The conservative Mackinac Center is proposing a fix to right-to-work laws that would address organized labor’s complaint that the laws create an unfair burden on them.

“The policy outlined in this paper — ‘Worker’s Choice’ — would release employees from unwanted union representation and relieve unions from providing services to so-called free/forced riders,” wrote Mackinac lawyer Vincent Vernuccio in a paper released Monday.

Right-to-work laws say that a worker cannot be forced to join a union or otherwise support it financially as a condition of employment. Most union contracts with management include provisions requiring that condition, but 25 states have passed prohibitions on the practice. Three of the 25 states, Indiana, Michigan and Wisconsin, have adopted the laws in the last three years.

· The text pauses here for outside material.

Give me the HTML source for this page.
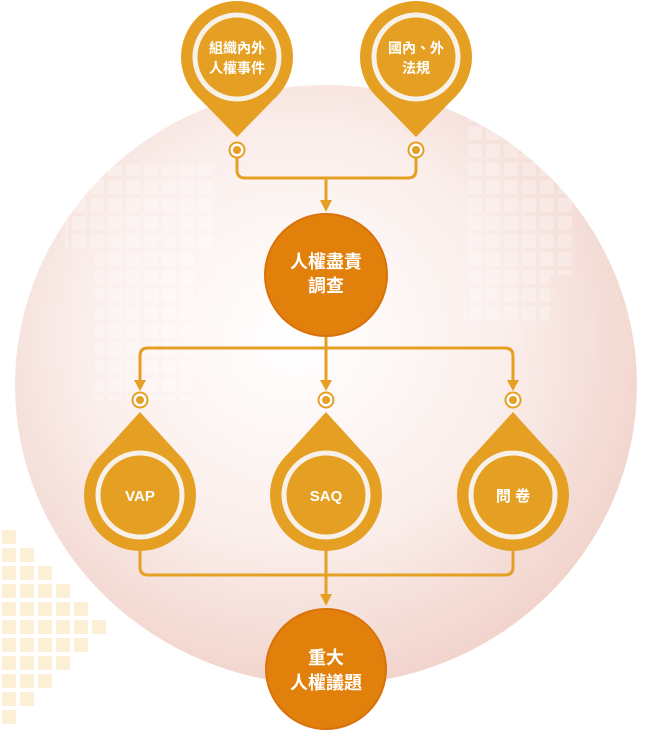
<!DOCTYPE html>
<html><head><meta charset="utf-8"><style>
html,body{margin:0;padding:0;background:#fff;}
svg{display:block}
text{font-family:"Liberation Sans","Noto Sans CJK TC",sans-serif;font-weight:bold;fill:#fff;text-anchor:middle}
</style></head><body>
<svg width="652" height="738" viewBox="0 0 652 738" xmlns="http://www.w3.org/2000/svg">
<defs>
<radialGradient id="bg" cx="0.45" cy="0.42" r="0.6">
<stop offset="0" stop-color="#ffffff"/>
<stop offset="0.55" stop-color="#fbefec"/>
<stop offset="1" stop-color="#f1d3cb"/>
</radialGradient>
<pattern id="sq" width="18" height="18" patternUnits="userSpaceOnUse">
<rect x="0" y="0" width="14" height="14" fill="#fff" opacity="0.25"/>
</pattern>
<pattern id="ysq" x="2" y="530" width="18" height="18" patternUnits="userSpaceOnUse">
<rect x="0" y="0" width="14" height="14" fill="#fbf0d6"/>
</pattern>
</defs>
<path fill="url(#ysq)" d="M2,530 h18 v18 h18 v18 h18 v18 h18 v18 h18 v18 h18 v18 h-18 v18 h-18 v18 h-18 v18 h-18 v18 h-18 v18 h-18 z"/>
<ellipse cx="326" cy="385" rx="311" ry="300" fill="url(#bg)"/>
<rect x="466" y="105" width="110" height="170" fill="url(#sq)"/>
<rect x="470" y="275" width="80" height="50" fill="url(#sq)"/>
<rect x="65" y="165" width="150" height="85" fill="url(#sq)"/>
<rect x="95" y="250" width="100" height="150" fill="url(#sq)"/>
<g fill="none" stroke="#e5a024" stroke-width="3">
<path d="M237,158 V170 Q237,178 245,178 H408 Q416,178 416,170 V158"/>
<path d="M326,178 V202"/>
<path d="M326,337 V348"/>
<path d="M140,382 V356 Q140,348 148,348 H505 Q513,348 513,356 V382"/>
<path d="M326,348 V382"/>
<path d="M140,548 V567 Q140,575 148,575 H505 Q513,575 513,567 V548"/>
<path d="M326,548 V596"/>
</g>
<path fill="#e5a024" d="M320,200 h12 l-6,12z M134,380 h12 l-6,11z M320,380 h12 l-6,11z M507,380 h12 l-6,11z M320,594 h12 l-6,12z"/>
<g fill="#fff" stroke="#e5a024" stroke-width="2">
<circle cx="237" cy="150" r="7.5"/><circle cx="416" cy="150" r="7.5"/>
<circle cx="140" cy="400" r="7.5"/><circle cx="326" cy="400" r="7.5"/><circle cx="513" cy="400" r="7.5"/>
</g>
<g fill="#e5a024">
<circle cx="237" cy="150" r="4"/><circle cx="416" cy="150" r="4"/>
<circle cx="140" cy="400" r="4"/><circle cx="326" cy="400" r="4"/><circle cx="513" cy="400" r="4"/>
</g>
<g fill="#e5a024">
<circle cx="237" cy="57" r="56"/><path d="M197,96 L277,96 L237,137 Z"/>
<circle cx="416" cy="57" r="56"/><path d="M376,96 L456,96 L416,137 Z"/>
<circle cx="140" cy="495" r="56"/><path d="M100,456 L180,456 L140,412 Z"/>
<circle cx="326" cy="495" r="56"/><path d="M286,456 L366,456 L326,412 Z"/>
<circle cx="513" cy="495" r="56"/><path d="M473,456 L553,456 L513,412 Z"/>
</g>
<g fill="#e5a024" stroke="#f7f1ea" stroke-width="5">
<circle cx="237" cy="57" r="42"/><circle cx="416" cy="57" r="42"/>
<circle cx="140" cy="495" r="42"/><circle cx="326" cy="495" r="42"/><circle cx="513" cy="495" r="42"/>
</g>
<circle cx="326" cy="275" r="61" fill="#e2800c" stroke="#d9720a" stroke-width="2"/>
<circle cx="326" cy="669" r="60" fill="#e2800c" stroke="#d9720a" stroke-width="2"/>
<text x="237" y="53" font-size="14">組織內外</text>
<text x="237" y="73" font-size="14">人權事件</text>
<text x="416" y="53" font-size="14">國內、外</text>
<text x="416" y="73" font-size="14">法規</text>
<text x="326" y="268" font-size="18">人權盡責</text>
<text x="326" y="292" font-size="18">調查</text>
<text x="140" y="501" font-size="15">VAP</text>
<text x="326" y="501" font-size="15">SAQ</text>
<text x="513" y="501" font-size="15">問 卷</text>
<text x="326" y="664" font-size="18">重大</text>
<text x="326" y="689" font-size="18">人權議題</text>
</svg>
</body></html>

Unions argue that such provisions — called a “security clause” or “closed shop” rule — is necessary because federal law requires they represent all workers in a private-sector workplace. Public-sector unions, which are mostly governed by state law, typically face the same requirement. Without the security clause, they face the economic problem of “free riders” — people who pay the union nothing but then get the benefits of its services.

In a 2013 lawsuit against Michigan’s then-recently enacted right-to-work law, a Teamsters local argued the law was “a violation of the prohibitions against involuntary servitude” because its members were forced to work on behalf of nonunion members.

Vernuccio agrees that the unions have a legitimate complaint and says that releasing them from the requirement would benefit them by relieving them of the added costs. It also would help unions by giving workers an incentive to remain members to retain their union benefits. Workers who refused to join would be complete free agents, responsible for negotiating their own pay and benefits.

The paper focuses on public-sector unions because making the change would be easier at that level. A change in federal labor law, which covers private-sector unions, would require an amendment to the National Labor Relations Act.

“It is probably much easier to start at the state level, but this could be applied to the NLRA. However, politically that is probably not feasible with the current environment in Washington,” Vernuccio said. Unions are unlikely to be supportive since they oppose right-to-work laws generally and would rather scrap them than fix them.

Ross Eisenbrey, vice president of the liberal Economic Policy Institute, did not see Vernuccio’s proposal as a good solution, since it “doesn’t account for what the goal of collective bargaining is: to strengthen the workers’ hand … He is proposing to fragment that power.” He added that the acknowledgement that right to work creates a free rider issue was “at least a step in the right direction.”